Output the material exactly, but drop every image it holds.

Material provided
-*-*-

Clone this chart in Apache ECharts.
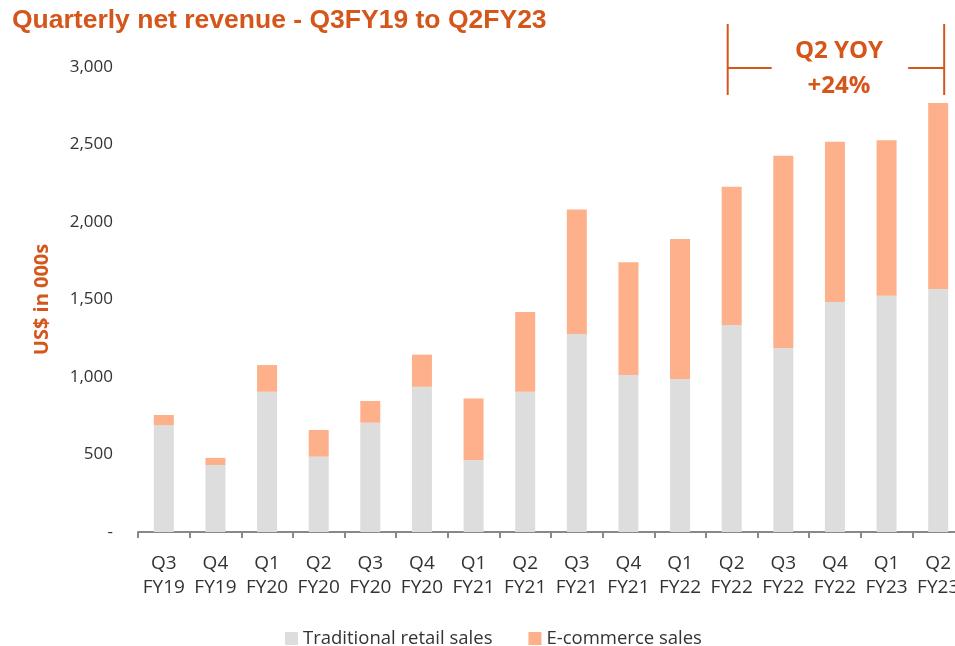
<!DOCTYPE html>
<html>
<head>
<meta charset="utf-8">
<script src="https://cdn.jsdelivr.net/npm/echarts@6/dist/echarts.min.js"></script>
<style>
  html, body { margin: 0; padding: 0; background: #fff; overflow: hidden; }
  /* a bit wider than the window: the last bar is cut at the right edge */
  #chart { width: 964px; height: 646px; }
</style>
</head>
<body>
<div id="chart"></div>
<script>
// quarters (two-line labels)
var quarters = ['Q3\nFY19', 'Q4\nFY19', 'Q1\nFY20', 'Q2\nFY20', 'Q3\nFY20', 'Q4\nFY20',
    'Q1\nFY21', 'Q2\nFY21', 'Q3\nFY21', 'Q4\nFY21', 'Q1\nFY22', 'Q2\nFY22',
    'Q3\nFY22', 'Q4\nFY22', 'Q1\nFY23', 'Q2\nFY23'];
// traditional retail (US$ 000s)
var retailSales = [690, 432, 905, 486, 705, 937, 465, 905, 1277, 1013, 987, 1335, 1187, 1484, 1525, 1568];
// total net revenue, e-commerce = total - retail
var totalRevenue = [755, 478, 1077, 658, 845, 1144, 862, 1419, 2080, 1740, 1890, 2228, 2428, 2518, 2527, 2768];
var ecomSales = totalRevenue.map(function (t, i) { return t - retailSales[i]; });

var orange = '#d4561a';
var font = 'Open Sans';

var chart = echarts.init(document.getElementById('chart'));

chart.setOption({
    animation: false,
    title: {
        text: 'Quarterly net revenue - Q3FY19 to Q2FY23',
        left: 7,
        top: 2,
        textStyle: { color: orange, fontSize: 26.5, fontWeight: 'bold', fontFamily: 'Liberation Sans' }
    },
    legend: {
        top: 624,
        left: 280,
        itemWidth: 13,
        itemHeight: 13,
        itemGap: 36,
        icon: 'rect',
        textStyle: { fontSize: 18.5, color: '#333', fontFamily: font },
        data: ['Traditional retail sales', 'E-commerce sales']
    },
    grid: {
        left: 138,
        right: 0,
        top: 67,
        bottom: 114
    },
    xAxis: {
        type: 'category',
        data: quarters,
        axisLine: { lineStyle: { color: '#888', width: 2 } },
        axisTick: { show: true, length: 6, lineStyle: { color: '#888', width: 2 } },
        axisLabel: {
            color: '#333', fontSize: 19, fontFamily: font,
            lineHeight: 24, margin: 20, interval: 0
        }
    },
    yAxis: {
        type: 'value',
        min: 0,
        max: 3000,
        interval: 500,
        name: 'US$ in 000s',
        nameLocation: 'middle',
        nameGap: 86,
        nameTextStyle: { color: orange, fontSize: 20, fontWeight: 'bold', fontFamily: font },
        splitLine: { show: false },
        axisLine: { show: false },
        axisTick: { show: false },
        axisLabel: {
            color: '#333', fontSize: 17, fontFamily: font, margin: 25,
            formatter: function (v) { return v === 0 ? '-' : v.toLocaleString('en-US'); }
        }
    },
    series: [
        {
            name: 'Traditional retail sales',
            type: 'bar',
            stack: 'rev',
            barWidth: 20,
            itemStyle: { color: '#dddddd' },
            data: retailSales
        },
        {
            name: 'E-commerce sales',
            type: 'bar',
            stack: 'rev',
            barWidth: 20,
            itemStyle: { color: '#fdb089' },
            data: ecomSales
        }
    ]
});

// YOY bracket between Q2FY22 and Q2FY23
var x1 = chart.convertToPixel({ xAxisIndex: 0 }, quarters[11]) - 4;
var x2 = chart.convertToPixel({ xAxisIndex: 0 }, quarters[15]) + 6;
var yTop = chart.convertToPixel({ yAxisIndex: 0 }, 3000);
var yMid = yTop + 1;
var xc = (x1 + x2) / 2 + 3;
var lineStyle = { stroke: orange, lineWidth: 2 };

chart.setOption({
    graphic: [
        { type: 'line', shape: { x1: x1, y1: yTop - 43, x2: x1, y2: yTop + 28 }, style: lineStyle },
        { type: 'line', shape: { x1: x2, y1: yTop - 43, x2: x2, y2: yTop + 28 }, style: lineStyle },
        { type: 'line', shape: { x1: x1, y1: yMid, x2: x1 + 44, y2: yMid }, style: lineStyle },
        { type: 'line', shape: { x1: x2 - 36, y1: yMid, x2: x2, y2: yMid }, style: lineStyle },
        {
            type: 'text', x: xc, y: yTop - 16,
            style: { text: 'Q2 YOY', fill: orange, font: 'bold 24px "Open Sans"', textAlign: 'center', textVerticalAlign: 'middle' }
        },
        {
            type: 'text', x: xc, y: yTop + 19,
            style: { text: '+24%', fill: orange, font: 'bold 24px "Open Sans"', textAlign: 'center', textVerticalAlign: 'middle' }
        }
    ]
});
</script>
</body>
</html>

-*-*-

The solution
Clone this chart in Apache ECharts.
<!DOCTYPE html>
<html>
<head>
<meta charset="utf-8">
<script src="https://cdn.jsdelivr.net/npm/echarts@6/dist/echarts.min.js"></script>
<style>
  html, body { margin: 0; padding: 0; background: #fff; overflow: hidden; }
  /* a bit wider than the window: the last bar is cut at the right edge */
  #chart { width: 964px; height: 646px; }
</style>
</head>
<body>
<div id="chart"></div>
<script>
// quarters (two-line labels)
var quarters = ['Q3\nFY19', 'Q4\nFY19', 'Q1\nFY20', 'Q2\nFY20', 'Q3\nFY20', 'Q4\nFY20',
    'Q1\nFY21', 'Q2\nFY21', 'Q3\nFY21', 'Q4\nFY21', 'Q1\nFY22', 'Q2\nFY22',
    'Q3\nFY22', 'Q4\nFY22', 'Q1\nFY23', 'Q2\nFY23'];
// traditional retail (US$ 000s)
var retailSales = [690, 432, 905, 486, 705, 937, 465, 905, 1277, 1013, 987, 1335, 1187, 1484, 1525, 1568];
// total net revenue, e-commerce = total - retail
var totalRevenue = [755, 478, 1077, 658, 845, 1144, 862, 1419, 2080, 1740, 1890, 2228, 2428, 2518, 2527, 2768];
var ecomSales = totalRevenue.map(function (t, i) { return t - retailSales[i]; });

var orange = '#d4561a';
var font = 'Open Sans';

var chart = echarts.init(document.getElementById('chart'));

chart.setOption({
    animation: false,
    title: {
        text: 'Quarterly net revenue - Q3FY19 to Q2FY23',
        left: 7,
        top: 2,
        textStyle: { color: orange, fontSize: 26.5, fontWeight: 'bold', fontFamily: 'Liberation Sans' }
    },
    legend: {
        top: 624,
        left: 280,
        itemWidth: 13,
        itemHeight: 13,
        itemGap: 36,
        icon: 'rect',
        textStyle: { fontSize: 18.5, color: '#333', fontFamily: font },
        data: ['Traditional retail sales', 'E-commerce sales']
    },
    grid: {
        left: 138,
        right: 0,
        top: 67,
        bottom: 114
    },
    xAxis: {
        type: 'category',
        data: quarters,
        axisLine: { lineStyle: { color: '#888', width: 2 } },
        axisTick: { show: true, length: 6, lineStyle: { color: '#888', width: 2 } },
        axisLabel: {
            color: '#333', fontSize: 19, fontFamily: font,
            lineHeight: 24, margin: 20, interval: 0
        }
    },
    yAxis: {
        type: 'value',
        min: 0,
        max: 3000,
        interval: 500,
        name: 'US$ in 000s',
        nameLocation: 'middle',
        nameGap: 86,
        nameTextStyle: { color: orange, fontSize: 20, fontWeight: 'bold', fontFamily: font },
        splitLine: { show: false },
        axisLine: { show: false },
        axisTick: { show: false },
        axisLabel: {
            color: '#333', fontSize: 17, fontFamily: font, margin: 25,
            formatter: function (v) { return v === 0 ? '-' : v.toLocaleString('en-US'); }
        }
    },
    series: [
        {
            name: 'Traditional retail sales',
            type: 'bar',
            stack: 'rev',
            barWidth: 20,
            itemStyle: { color: '#dddddd' },
            data: retailSales
        },
        {
            name: 'E-commerce sales',
            type: 'bar',
            stack: 'rev',
            barWidth: 20,
            itemStyle: { color: '#fdb089' },
            data: ecomSales
        }
    ]
});

// YOY bracket between Q2FY22 and Q2FY23
var x1 = chart.convertToPixel({ xAxisIndex: 0 }, quarters[11]) - 4;
var x2 = chart.convertToPixel({ xAxisIndex: 0 }, quarters[15]) + 6;
var yTop = chart.convertToPixel({ yAxisIndex: 0 }, 3000);
var yMid = yTop + 1;
var xc = (x1 + x2) / 2 + 3;
var lineStyle = { stroke: orange, lineWidth: 2 };

chart.setOption({
    graphic: [
        { type: 'line', shape: { x1: x1, y1: yTop - 43, x2: x1, y2: yTop + 28 }, style: lineStyle },
        { type: 'line', shape: { x1: x2, y1: yTop - 43, x2: x2, y2: yTop + 28 }, style: lineStyle },
        { type: 'line', shape: { x1: x1, y1: yMid, x2: x1 + 44, y2: yMid }, style: lineStyle },
        { type: 'line', shape: { x1: x2 - 36, y1: yMid, x2: x2, y2: yMid }, style: lineStyle },
        {
            type: 'text', x: xc, y: yTop - 16,
            style: { text: 'Q2 YOY', fill: orange, font: 'bold 24px "Open Sans"', textAlign: 'center', textVerticalAlign: 'middle' }
        },
        {
            type: 'text', x: xc, y: yTop + 19,
            style: { text: '+24%', fill: orange, font: 'bold 24px "Open Sans"', textAlign: 'center', textVerticalAlign: 'middle' }
        }
    ]
});
</script>
</body>
</html>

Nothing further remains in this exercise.